- [Requirement]: Only the lines from the start up to and including the line containing "from bokeh.core.properties import value" should be repeated, word for word.

- [Given material]:
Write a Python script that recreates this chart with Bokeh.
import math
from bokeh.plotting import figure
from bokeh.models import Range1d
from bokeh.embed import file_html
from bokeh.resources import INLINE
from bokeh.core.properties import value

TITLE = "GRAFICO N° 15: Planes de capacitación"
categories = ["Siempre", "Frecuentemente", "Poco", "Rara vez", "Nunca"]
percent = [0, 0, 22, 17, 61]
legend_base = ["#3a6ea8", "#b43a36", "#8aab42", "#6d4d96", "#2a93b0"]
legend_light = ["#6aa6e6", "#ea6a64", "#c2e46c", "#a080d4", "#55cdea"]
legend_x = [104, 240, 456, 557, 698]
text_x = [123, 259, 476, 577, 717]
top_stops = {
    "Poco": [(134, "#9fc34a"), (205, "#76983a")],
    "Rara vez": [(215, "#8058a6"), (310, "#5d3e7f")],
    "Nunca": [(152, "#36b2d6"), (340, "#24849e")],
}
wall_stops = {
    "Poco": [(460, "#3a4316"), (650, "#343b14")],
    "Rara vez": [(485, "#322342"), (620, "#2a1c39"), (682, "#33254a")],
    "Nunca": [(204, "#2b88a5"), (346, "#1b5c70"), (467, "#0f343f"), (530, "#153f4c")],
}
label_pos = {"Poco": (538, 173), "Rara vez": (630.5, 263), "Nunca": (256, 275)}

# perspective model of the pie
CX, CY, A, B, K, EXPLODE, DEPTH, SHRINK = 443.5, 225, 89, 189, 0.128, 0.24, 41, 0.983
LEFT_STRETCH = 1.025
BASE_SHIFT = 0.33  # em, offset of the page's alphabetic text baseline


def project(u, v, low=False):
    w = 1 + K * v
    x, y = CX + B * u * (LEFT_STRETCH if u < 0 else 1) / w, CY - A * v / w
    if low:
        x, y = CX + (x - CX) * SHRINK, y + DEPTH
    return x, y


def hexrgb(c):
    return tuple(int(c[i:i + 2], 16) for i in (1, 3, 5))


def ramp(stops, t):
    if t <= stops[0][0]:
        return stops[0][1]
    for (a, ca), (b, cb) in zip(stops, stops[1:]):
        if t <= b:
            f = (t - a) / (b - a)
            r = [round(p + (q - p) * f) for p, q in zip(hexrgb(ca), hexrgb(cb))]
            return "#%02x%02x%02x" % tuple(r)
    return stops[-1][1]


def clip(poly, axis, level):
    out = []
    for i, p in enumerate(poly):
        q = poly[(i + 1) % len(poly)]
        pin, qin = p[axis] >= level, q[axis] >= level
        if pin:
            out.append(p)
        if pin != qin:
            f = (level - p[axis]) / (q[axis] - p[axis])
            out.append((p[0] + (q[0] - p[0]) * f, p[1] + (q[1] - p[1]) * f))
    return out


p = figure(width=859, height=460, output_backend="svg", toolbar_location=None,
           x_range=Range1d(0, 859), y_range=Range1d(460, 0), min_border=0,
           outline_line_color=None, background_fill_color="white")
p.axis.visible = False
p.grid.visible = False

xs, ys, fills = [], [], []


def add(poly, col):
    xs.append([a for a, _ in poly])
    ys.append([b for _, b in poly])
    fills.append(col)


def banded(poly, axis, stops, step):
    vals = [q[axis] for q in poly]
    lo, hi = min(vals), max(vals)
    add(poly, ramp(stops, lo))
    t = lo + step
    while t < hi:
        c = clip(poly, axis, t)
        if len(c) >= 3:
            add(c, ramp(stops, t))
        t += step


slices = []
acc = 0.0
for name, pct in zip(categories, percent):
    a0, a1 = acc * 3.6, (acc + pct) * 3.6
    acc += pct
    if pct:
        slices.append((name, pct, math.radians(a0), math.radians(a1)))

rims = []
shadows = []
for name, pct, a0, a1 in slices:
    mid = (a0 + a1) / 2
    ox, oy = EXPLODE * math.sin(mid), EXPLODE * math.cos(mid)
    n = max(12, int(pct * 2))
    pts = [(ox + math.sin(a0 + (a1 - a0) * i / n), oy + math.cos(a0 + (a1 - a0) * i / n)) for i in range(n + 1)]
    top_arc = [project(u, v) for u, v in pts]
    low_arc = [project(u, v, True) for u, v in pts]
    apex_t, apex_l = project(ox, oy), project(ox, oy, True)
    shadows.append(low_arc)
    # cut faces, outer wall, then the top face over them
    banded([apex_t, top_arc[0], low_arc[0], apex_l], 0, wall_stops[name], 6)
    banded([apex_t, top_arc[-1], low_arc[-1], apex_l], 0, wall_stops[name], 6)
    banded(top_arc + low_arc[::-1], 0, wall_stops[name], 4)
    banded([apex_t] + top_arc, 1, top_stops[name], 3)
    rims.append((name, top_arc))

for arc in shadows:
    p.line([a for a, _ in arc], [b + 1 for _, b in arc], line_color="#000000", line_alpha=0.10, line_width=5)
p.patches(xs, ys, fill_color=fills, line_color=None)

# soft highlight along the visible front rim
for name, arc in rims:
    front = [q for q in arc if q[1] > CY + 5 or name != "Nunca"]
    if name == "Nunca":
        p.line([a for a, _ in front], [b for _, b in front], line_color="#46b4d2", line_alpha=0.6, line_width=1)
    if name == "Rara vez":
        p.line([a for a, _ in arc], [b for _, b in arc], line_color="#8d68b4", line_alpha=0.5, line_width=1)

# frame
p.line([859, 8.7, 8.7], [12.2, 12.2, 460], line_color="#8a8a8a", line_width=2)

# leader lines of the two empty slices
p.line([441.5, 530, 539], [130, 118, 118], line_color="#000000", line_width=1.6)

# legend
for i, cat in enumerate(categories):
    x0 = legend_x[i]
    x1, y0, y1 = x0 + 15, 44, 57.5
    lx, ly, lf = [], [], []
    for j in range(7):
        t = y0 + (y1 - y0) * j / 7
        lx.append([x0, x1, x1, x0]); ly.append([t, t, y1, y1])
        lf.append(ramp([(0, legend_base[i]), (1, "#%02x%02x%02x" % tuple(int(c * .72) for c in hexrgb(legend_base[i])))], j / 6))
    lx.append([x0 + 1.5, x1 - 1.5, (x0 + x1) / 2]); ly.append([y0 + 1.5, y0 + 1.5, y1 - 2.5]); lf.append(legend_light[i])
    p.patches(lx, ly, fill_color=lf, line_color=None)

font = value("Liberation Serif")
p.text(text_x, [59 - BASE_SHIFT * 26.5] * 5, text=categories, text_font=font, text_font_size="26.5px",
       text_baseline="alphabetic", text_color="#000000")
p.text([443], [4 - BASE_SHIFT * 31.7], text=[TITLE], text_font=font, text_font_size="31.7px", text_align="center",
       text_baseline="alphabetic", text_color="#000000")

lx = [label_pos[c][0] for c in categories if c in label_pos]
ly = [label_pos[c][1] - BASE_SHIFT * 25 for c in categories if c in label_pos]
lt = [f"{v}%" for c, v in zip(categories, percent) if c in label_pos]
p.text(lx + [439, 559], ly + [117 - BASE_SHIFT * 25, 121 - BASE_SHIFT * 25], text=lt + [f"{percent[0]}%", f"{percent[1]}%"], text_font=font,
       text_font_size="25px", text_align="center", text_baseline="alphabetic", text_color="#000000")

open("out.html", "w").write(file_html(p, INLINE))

- [Exercise result]:
Write a Python script that recreates this chart with Bokeh.
import math
from bokeh.plotting import figure
from bokeh.models import Range1d
from bokeh.embed import file_html
from bokeh.resources import INLINE
from bokeh.core.properties import value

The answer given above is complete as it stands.